Ainda de acordo com o instituto, o decreto presidencial 9.685, que permite a posse de armas para a população civil pode ter gerado um efeito facilitador. “A flexibilização na compra de armamentos, proposta pelo decreto, tende aumentar a presença de armas nas residências do país, o que pode vir também a aumentar a incidência desses atentados”, completou Langeani.
A quantidade de armas novas registradas na Bahia deu um salto nos últimos quatro anos. Nos três primeiros meses de 2019, foram 400 registros novos de armas de fogo no estado. Neste ano, o número cresceu para 1.363, o que representa um aumento de 240%, segundo dados da Polícia Federal. A escalada se dá em um momento em que o governo federal se mostra favorável ao armamento da população.
Em fevereiro do ano passado, o presidente Jair Bolsonaro assinou quatro decretos que flexibilizaram o uso e a compra de armas de fogo no Brasil. Uma das medidas foi justamente o aumento do número de armas que o cidadão comum pode adquirir, que subiu de quatro para seis. O governo também passou a permitir o porte simultâneo de duas armas.
No perfil, o atirador postava fotos com roupas e máscara preta, vestido do mesmo modo que invadiu a escola. Legendas mostravam que o crime foi planejado há meses. Com frequência o agressor escrevia sobre conseguir munição, além de postar fotos com facas. Ele também usava a rede social para xingar nordestinos, judeus e público LGBTQIAP+.

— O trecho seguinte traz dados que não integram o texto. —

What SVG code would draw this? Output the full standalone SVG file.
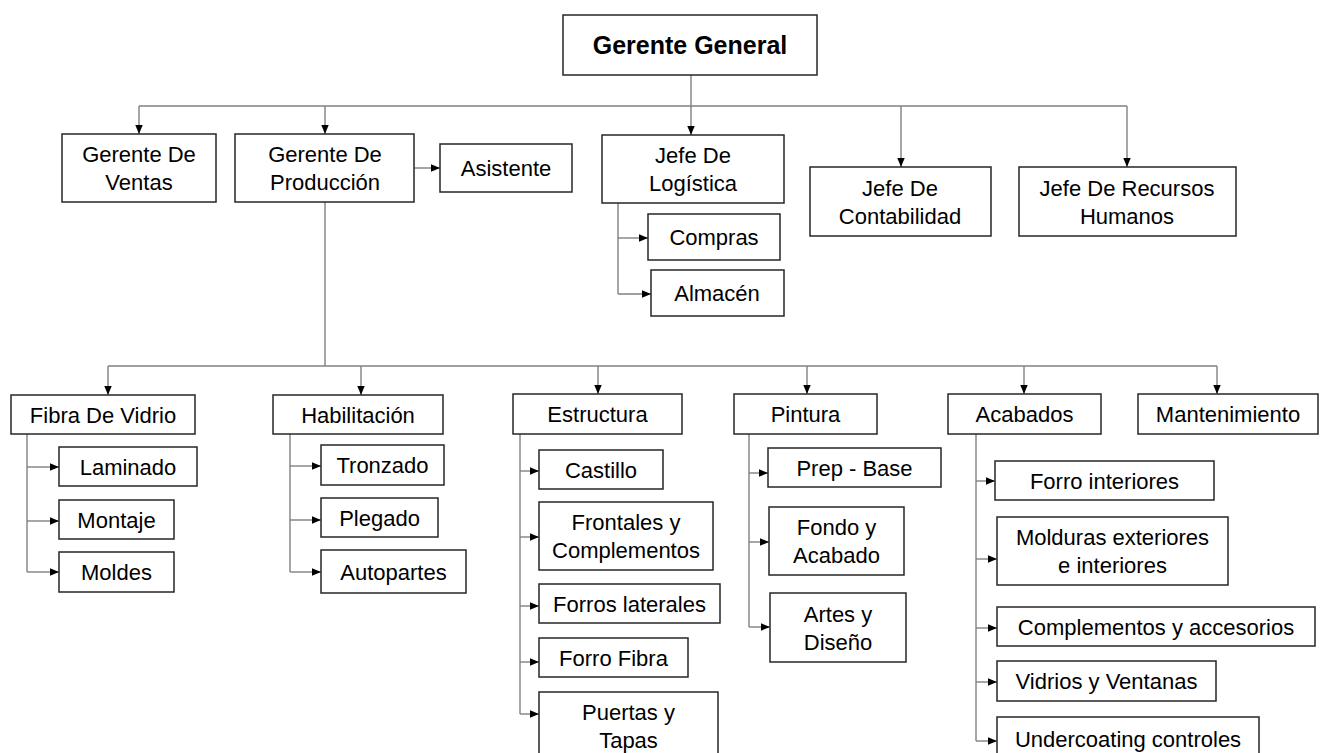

“Sai da capital do Brasil para o ‘merdeste’ e nunca pensei que aqui fosse tão repugnante. Lésbicas, gays e marginais aos montes, acham que são dignos de me conhecer e conhecer minha santidade. Os farei clamar pela minha misericórdia, sentirão a ira divina”, declarou.

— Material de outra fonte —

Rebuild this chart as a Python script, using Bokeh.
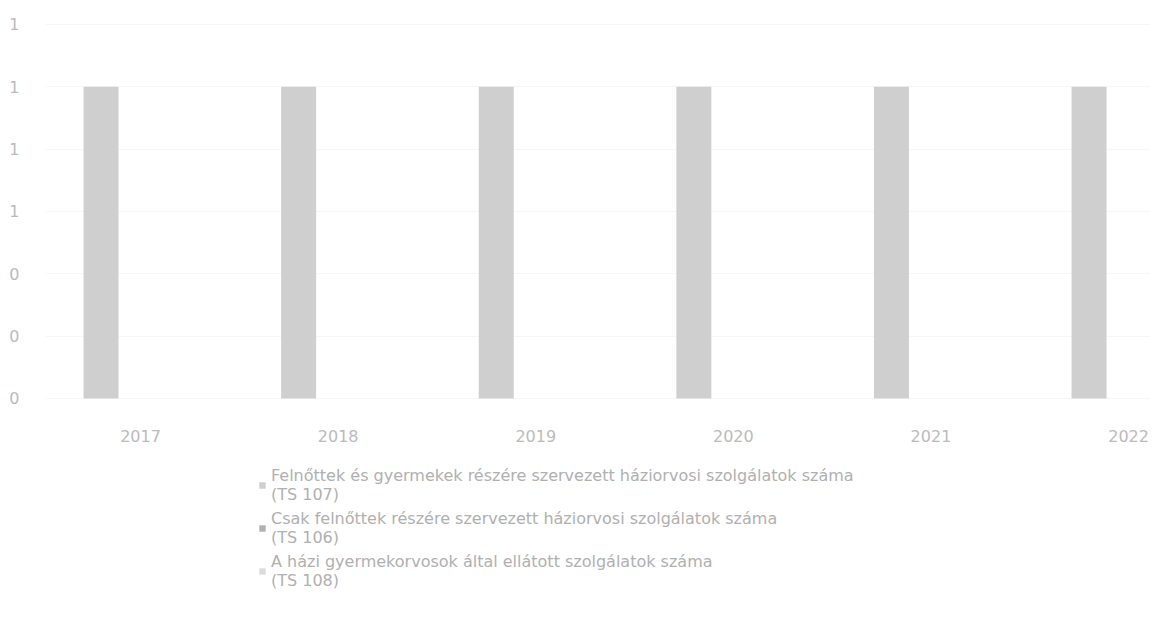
from bokeh.plotting import figure
from bokeh.models import (ColumnDataSource, Range1d, FixedTicker, NumeralTickFormatter,
                          Legend, LegendItem)
from bokeh.core.properties import value
from bokeh.transform import dodge
from bokeh.embed import file_html
from bokeh.resources import INLINE

years = [2017, 2018, 2019, 2020, 2021, 2022]
year_labels = ["2017", "2018", "2019", "2020", "2021", "2022"]
ts107 = [1, 1, 1, 1, 1, 1]
ts106 = [0, 0, 0, 0, 0, 0]
ts108 = [0, 0, 0, 0, 0, 0]
labels = [
    "Felnőttek és gyermekek részére szervezett háziorvosi szolgálatok száma\n(TS 107)",
    "Csak felnőttek részére szervezett háziorvosi szolgálatok száma\n(TS 106)",
    "A házi gyermekorvosok által ellátott szolgálatok száma\n(TS 108)",
]
colors = ["#cfcfcf", "#b0b0b0", "#dcdcdc"]
y_ticks = [0, 0.2, 0.4, 0.6, 0.8, 1.0, 1.2]

src = ColumnDataSource(dict(year=years, s1=ts107, s2=ts106, s3=ts108))
lab_src = ColumnDataSource(dict(year=years, txt=year_labels, y=[-0.119] * len(years)))

FONT = "DejaVu Sans"
TXT = "#bbbbbb"

p = figure(width=1150, height=640, output_backend="svg", toolbar_location=None,
           x_range=Range1d(2016.519, 2022.111), y_range=Range1d(-0.7636, 1.219),
           min_border_left=45, min_border_right=0, min_border_top=18,
           min_border_bottom=4)
p.outline_line_color = None
p.background_fill_color = "white"
p.border_fill_color = "white"

w = 0.177
r1 = p.vbar(x=dodge("year", -0.2, range=p.x_range), top="s1", width=w, source=src,
            fill_color=colors[0], line_color=None)
r2 = p.vbar(x=dodge("year", 0.0, range=p.x_range), top="s2", width=w, source=src,
            fill_color=colors[1], line_color=None)
r3 = p.vbar(x=dodge("year", 0.2, range=p.x_range), top="s3", width=w, source=src,
            fill_color=colors[2], line_color=None)

p.text(x="year", y="y", text="txt", source=lab_src, text_align="center",
       text_baseline="middle", text_font=value(FONT), text_font_size="16px",
       text_color=TXT)

p.xaxis.visible = False
p.xgrid.visible = False
p.ygrid.grid_line_color = "#f6f6f6"
p.ygrid.ticker = FixedTicker(ticks=y_ticks)

p.yaxis.ticker = FixedTicker(ticks=y_ticks)
p.yaxis.formatter = NumeralTickFormatter(format="0")
p.yaxis.axis_line_color = None
p.yaxis.major_tick_line_color = None
p.yaxis.minor_tick_line_color = None
p.yaxis.major_label_standoff = 20
p.yaxis.major_label_text_font = FONT
p.yaxis.major_label_text_font_size = "16px"
p.yaxis.major_label_text_color = TXT

legend = Legend(items=[LegendItem(label=labels[0], renderers=[r1]),
                       LegendItem(label=labels[1], renderers=[r2]),
                       LegendItem(label=labels[2], renderers=[r3])],
                location=(213, 46), orientation="vertical",
                label_text_font=FONT, label_text_font_size="16px",
                label_text_color="#b0b0b0", label_text_line_height=1.05,
                glyph_width=8, glyph_height=8,
                spacing=5, padding=0, margin=0, border_line_color=None,
                background_fill_alpha=0, label_standoff=5)
p.add_layout(legend, "center")

open("out.html", "w").write(file_html(p, INLINE))
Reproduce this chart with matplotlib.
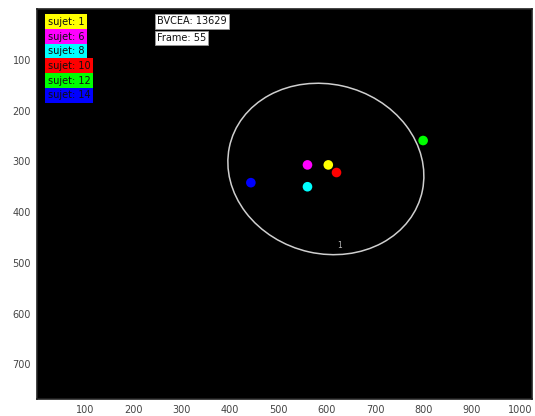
import numpy as np
import matplotlib
matplotlib.use("Agg")
import matplotlib.pyplot as plt
from matplotlib.patches import Ellipse

# subjects shown in frame 55
SUBJECTS = [1, 6, 8, 10, 12, 14]
COLORS = ["#ffff00", "#ff00ff", "#00ffff", "#ff0000", "#00ff00", "#0000ff"]
X_POS = [603, 560, 560, 620, 799, 443]
Y_POS = [307, 307, 350, 322, 259, 342]

# group ellipse (centre, full width / height, rotation in degrees)
ELL_CENTER = (598, 315)
ELL_WIDTH = 408
ELL_HEIGHT = 334
ELL_ANGLE = 12

INFO_LINES = ["BVCEA: 13629", "Frame: 55"]

W, H = 535, 416
fig = plt.figure(figsize=(W / 100, H / 100), dpi=100)
ax = fig.add_axes([36.5 / W, 1 - 399 / H, (532 - 36.5) / W, (399 - 9) / H])
ax.set_facecolor("black")

ax.scatter(X_POS, Y_POS, s=48, c=COLORS, edgecolors="none", zorder=3)

ell = Ellipse(ELL_CENTER, ELL_WIDTH, ELL_HEIGHT, angle=ELL_ANGLE,
              fill=False, edgecolor="#cfcfcf", lw=1.1, zorder=2)
ax.add_patch(ell)
ax.text(627, 466, "1", color="#bbbbbb", fontsize=5.5, ha="center", va="center")

ax.set_xlim(0, 1024)
ax.set_ylim(768, 0)
ax.set_xticks(np.arange(100, 1001, 100))
ax.set_yticks(np.arange(100, 701, 100))
ax.tick_params(length=0, labelsize=7, labelcolor="#444444", pad=4)
for sp in ax.spines.values():
    sp.set_color("#222222")
    sp.set_linewidth(1.2)

# subject labels, top-left
for k, (sid, col) in enumerate(zip(SUBJECTS, COLORS)):
    y = 22 + k * 14.7
    fig.text(48 / W, 1 - y / H, f"sujet: {sid}", fontsize=7, color="#111111",
             ha="left", va="center",
             bbox=dict(boxstyle="square,pad=0.27", fc=col, ec="none"))

# frame info
for k, line in enumerate(INFO_LINES):
    y = 21.5 + k * 16.5
    fig.text(157 / W, 1 - y / H, line, fontsize=7, color="#111111",
             ha="left", va="center",
             bbox=dict(boxstyle="square,pad=0.22", fc="white", ec="#999999", lw=0.6))

fig.savefig("out.png", dpi=100, facecolor="white")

Em nota, a Secretaria de Segurança Pública da Bahia (SSP) informou que os perfis das redes sociais do autor do ataque serão analisados pelo Departamento de Polícia do Interior (Depin) da Polícia Civil. O acesso que o adolescente teve a arma de fogo está sendo investigado pela 11ª Coordenadoria Regional de Polícia do Interior (Coorpin) de Barreiras.
A Polícia Civil e a Superintendência de Inteligência da SSP analisam se houve participação de mais alguma pessoa no ataque. Além de prestar solidariedade à família de Geane de Brito, o secretário de Segurança Pública, Ricardo Mandarino, criticou o acesso às armas que vem sendo facilitado pelo Governo Federal.
“Estamos importando o que há de pior nos EUA, em matéria de segurança pública. Essa cultura armamentista, que muito tem infelicitado o país irmão, com a alta incidência de homicídios por motivos fúteis. Com mais armas circulando, outros jovens poderão ter acesso”, afirma.